Lo abbiamo atteso come un’epifania, come una terra promessa, come una nuova rivelazione. Da quell’11 luglio 1982, in quella notte di Madrid, da realismo magico, nel segno di un allenatore Don Chisciotte, Enzo Bearzot, e di un centravanti, Paolo Rossi, rinato in terra di Spagna dopo una ingiusta squalifica per lo scandalo delle scommesse clandestine, e diventato, come fuoco e incanto, il simbolo di quel nostro Mundial, con i suoi gol (sei, bomber della manifestazione), il suo sorriso leggero, quasi crepuscolare, aspettavamo di rivedere nel nostro cielo l’azzurro di un campione in grado di restituirci la magnificenza e la magia del breriano “gioco più bello”. Il mondiale dell’86 fu all’insegna del Borges della pelota, di Diego Armando Maradona, il fuoriclasse che portò il Napoli al centro dell’universo calcistico, tra reti di mano e reti impossibili, furori politici e quel tango che solo lui sapeva ballare sul prato verde: un tango che, ogni volta, richiamava la meraviglia e lo stupore e la nostalgia. Per l’Italia non ci fu altro che malinconia, eliminata agli ottavi di finale dalla Francia di Michel Platini, quell’Italia, sempre del Vecio, che non riuscì a trovare l’alchimia tra i reduci spagnoli e i nuovi talenti.

L’eroe di Italia ’90

Ma ecco, nel 1990, a casa nostra, per la nostra Coppa, con quell’inno di Gianna Nannini ed Edoardo Bennato a darci l’aspettative di “notti magiche”, arrivare una stella all’improvviso, accompagnata dallo splendore di Roberto Baggio, il genio con il codino, l’artista che disegnava traiettorie impossibili e si esibiva in dribbling da capogiro, la stella di un centravanti siciliano, cresciuto in quelle zolle di polvere e speranza, di fango e riscatto, dove i ragazzini inseguivano futuro di pace e orizzonti limpidi e avevano fame di tutto: quella di Totò Schillaci, passato nell’estate del 1989 dal Messina alla Juventus, e ora convocato da Azeglio Vicini, come riserva di Andrea Carnevale.
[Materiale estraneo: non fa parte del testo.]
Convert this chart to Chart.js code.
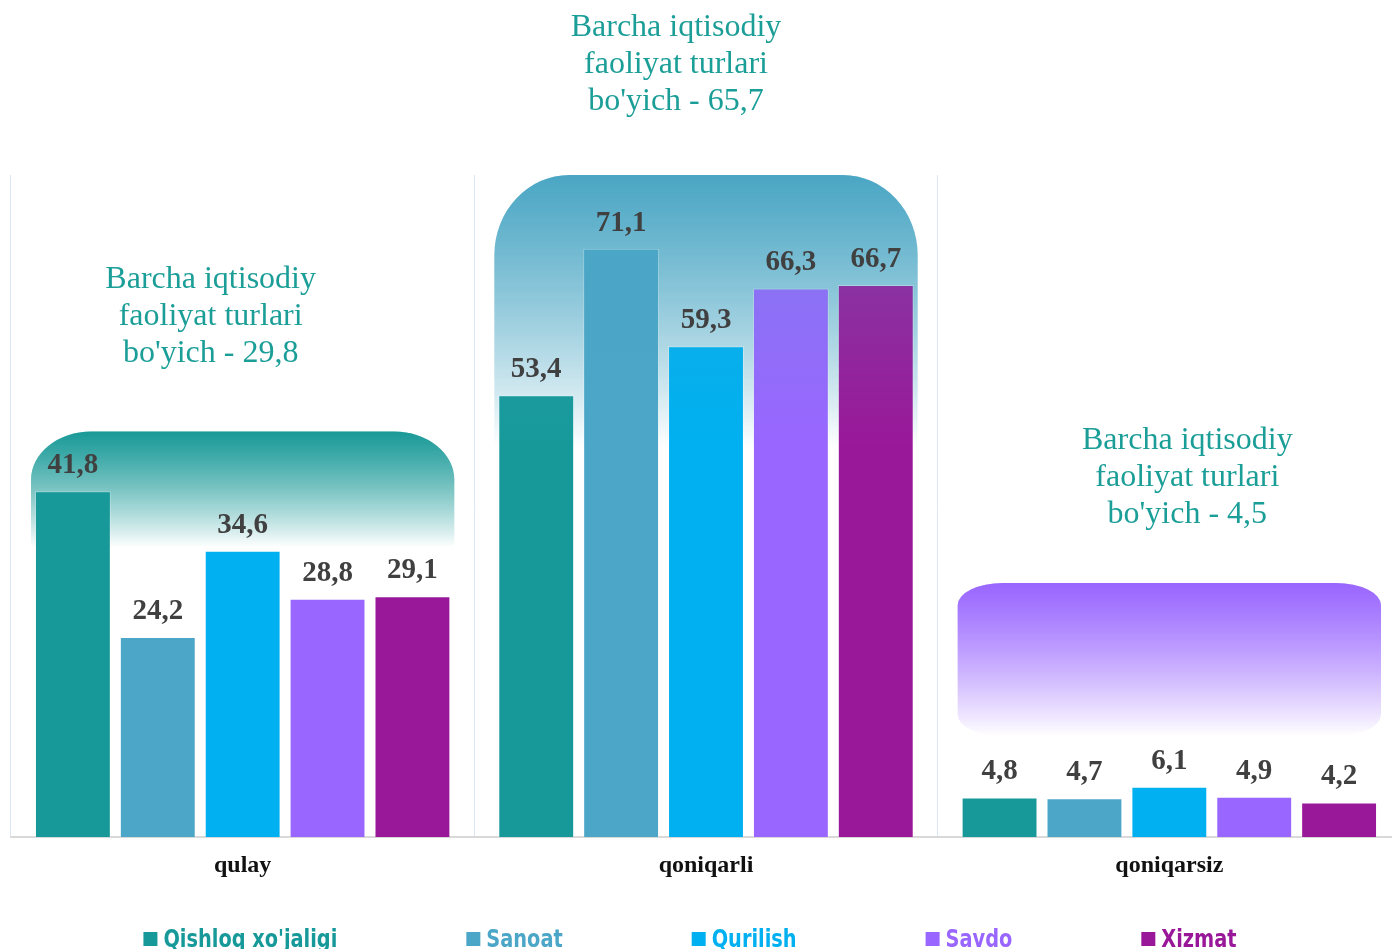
<!DOCTYPE html>
<html><head><meta charset="utf-8">
<script src="https://cdn.jsdelivr.net/npm/chart.js@4.4.0/dist/chart.umd.min.js"></script>
<style>html,body{margin:0;padding:0;overflow:hidden;background:#fff}#wrap{width:1401px;height:949px;position:relative}</style>
</head><body><div id="wrap"><canvas id="c"></canvas></div>
<script>
// ---- data ----
const categories = ['qulay', 'qoniqarli', 'qoniqarsiz'];
const seriesNames = ["Qishloq xo'jaligi", 'Sanoat', 'Qurilish', 'Savdo', 'Xizmat'];
const qishloq = [41.8, 53.4, 4.8];
const sanoat = [24.2, 71.1, 4.7];
const qurilish = [34.6, 59.3, 6.1];
const savdo = [28.8, 66.3, 4.9];
const xizmat = [29.1, 66.7, 4.2];
const overall = [29.8, 65.7, 4.5];
const noteLines = ['Barcha iqtisodiy', 'faoliyat turlari', "bo'yich - "];

// ---- styles ----
const seriesColors = ['#17999a', '#4ba6c7', '#00b0f0', '#9966ff', '#991899'];
const fmt = v => v.toFixed(1).replace('.', ',');
// decorative panels behind each group (in value units for vertical extent)
const panels = [
  { rgb: '26,154,152', top: 49.0, fade: 35.0, bottom: null, rx: 60, ry: 48, noteDx: -32, noteLift: 78 },
  { rgb: '74,166,196', top: 80.0, fade: 47.0, bottom: null, rx: 75, ry: 80, noteDx: -30, noteLift: 73 },
  { rgb: '153,102,255', top: 30.7, fade: 12.2, bottom: 12.2, rx: 45, ry: 22, noteDx: 18, noteLift: 68 }
];

function panelPath(ctx, x0, x1, y0, y1, rx, ry, roundBottom) {
  ctx.beginPath();
  ctx.moveTo(x0, y0 + ry);
  ctx.ellipse(x0 + rx, y0 + ry, rx, ry, 0, Math.PI, Math.PI * 1.5);
  ctx.lineTo(x1 - rx, y0);
  ctx.ellipse(x1 - rx, y0 + ry, rx, ry, 0, Math.PI * 1.5, Math.PI * 2);
  if (roundBottom) {
    ctx.lineTo(x1, y1 - ry);
    ctx.ellipse(x1 - rx, y1 - ry, rx, ry, 0, 0, Math.PI * 0.5);
    ctx.lineTo(x0 + rx, y1);
    ctx.ellipse(x0 + rx, y1 - ry, rx, ry, 0, Math.PI * 0.5, Math.PI);
  } else {
    ctx.lineTo(x1, y1);
    ctx.lineTo(x0, y1);
  }
  ctx.closePath();
}

function drawPanels(chart, alpha) {
  const { ctx, scales: { x, y } } = chart;
  const catW = x.width / categories.length;
  panels.forEach((p, i) => {
    const cx = x.getPixelForValue(i);
    const x0 = cx - catW / 2 + 20, x1 = cx + catW / 2 - 20;
    const y0 = y.getPixelForValue(p.top);
    const yf = y.getPixelForValue(p.fade);
    const y1 = p.bottom !== null ? y.getPixelForValue(p.bottom) : yf;
    const g = ctx.createLinearGradient(0, y0, 0, yf);
    g.addColorStop(0, `rgba(${p.rgb},${alpha})`);
    g.addColorStop(0.45, `rgba(${p.rgb},${alpha * 0.55})`);
    g.addColorStop(1, `rgba(${p.rgb},0)`);
    ctx.save();
    panelPath(ctx, x0, x1, y0, y1, p.rx, p.ry, p.bottom !== null);
    ctx.fillStyle = g;
    ctx.fill();
    ctx.restore();
  });
}

const decorPlugin = {
  id: 'decor',
  beforeDatasetsDraw(chart) { drawPanels(chart, 1); },
  afterDatasetsDraw(chart) {
    drawPanels(chart, 0.3);
    const { ctx, scales: { x, y } } = chart;
    ctx.save();
    // value labels
    ctx.font = 'bold 29px "Liberation Serif", "Times New Roman", serif';
    ctx.fillStyle = '#404040';
    ctx.textAlign = 'center';
    ctx.textBaseline = 'alphabetic';
    chart.data.datasets.forEach((ds, di) => {
      chart.getDatasetMeta(di).data.forEach((bar, i) => {
        ctx.fillText(fmt(ds.data[i]), bar.x, bar.y - 18);
      });
    });
    // group notes
    ctx.font = '32px "Liberation Serif", "Times New Roman", serif';
    ctx.fillStyle = '#1c9e98';
    ctx.textBaseline = 'middle';
    panels.forEach((p, i) => {
      const cx = x.getPixelForValue(i) + p.noteDx;
      const lastY = y.getPixelForValue(p.top) - p.noteLift;
      const lines = [noteLines[0], noteLines[1], noteLines[2] + fmt(overall[i])];
      lines.forEach((t, k) => ctx.fillText(t, cx, lastY - (2 - k) * 37));
    });
    ctx.restore();
  },
  afterDraw(chart) {
    // custom legend with coloured texts (narrow bold sans)
    const { ctx } = chart;
    ctx.save();
    ctx.font = 'bold 25px "Liberation Sans Narrow", "DejaVu Sans Condensed", "Arial Narrow", sans-serif';
    ctx.textBaseline = 'middle';
    ctx.textAlign = 'left';
    const squeeze = 0.86;
    const box = 14, gapBox = 6, gapItem = 129;
    const widths = chart.data.datasets.map(d => box + gapBox + ctx.measureText(d.label).width * squeeze);
    const total = widths.reduce((a, b) => a + b, 0) + gapItem * (widths.length - 1);
    let xx = 690 - total / 2;
    const yy = 940;
    chart.data.datasets.forEach((d, i) => {
      ctx.fillStyle = d.backgroundColor;
      ctx.fillRect(xx, yy - box / 2 - 1, box, box);
      ctx.save();
      ctx.translate(xx + box + gapBox, yy);
      ctx.scale(squeeze, 1);
      ctx.fillText(d.label, 0, 0);
      ctx.restore();
      xx += widths[i] + gapItem;
    });
    ctx.restore();
  }
};

const seriesData = [qishloq, sanoat, qurilish, savdo, xizmat];
new Chart(document.getElementById('c'), {
  type: 'bar',
  data: {
    labels: categories,
    datasets: seriesData.map((d, i) => ({
      label: seriesNames[i],
      data: d,
      backgroundColor: seriesColors[i],
      borderColor: 'rgba(255,255,255,0.35)',
      borderWidth: 1,
      categoryPercentage: 0.916,
      barPercentage: 0.894
    }))
  },
  options: {
    responsive: true,
    maintainAspectRatio: false,
    animation: false,
    events: [],
    layout: { padding: { left: 11, right: 0, top: 175, bottom: 55 } },
    plugins: { legend: { display: false }, tooltip: { enabled: false } },
    scales: {
      x: {
        grid: { display: true, offset: true, color: '#dce7f5', lineWidth: 1, drawTicks: false },
        border: { display: true, color: '#d9d9d9', width: 2 },
        ticks: { color: '#111', padding: 14, font: { family: '"Liberation Serif", "Times New Roman", serif', size: 24, weight: 'bold' } }
      },
      y: { display: false, min: 0, max: 80 }
    }
  },
  plugins: [decorPlugin]
});
</script></body></html>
Entrato al suo posto, al nostro debutto, nella ripresa, segna, dopo appena una manciata di minuti, un gol di testa all’Austria, che sblocca lo 0-0 e permette agli azzurri di vincere quel delicato match. Totò diventa titolare fisso dalla partita con la Cecoslovacchia (la terza) fino alla finale per il terzo posto, conquistato dalla nostra nazionale contro l’Inghilterra (prima la Germania Ovest, seconda l’Argentina maradoniana, pallido match risolto da un rigore dubbio messo a segno dall’interista Brehme). Bene: Schillaci segnò sempre, diventando il capocannoniere della Coppa con sei gol, proprio come San Pablito, e poi Pallone d’Oro (ancora come Rossi).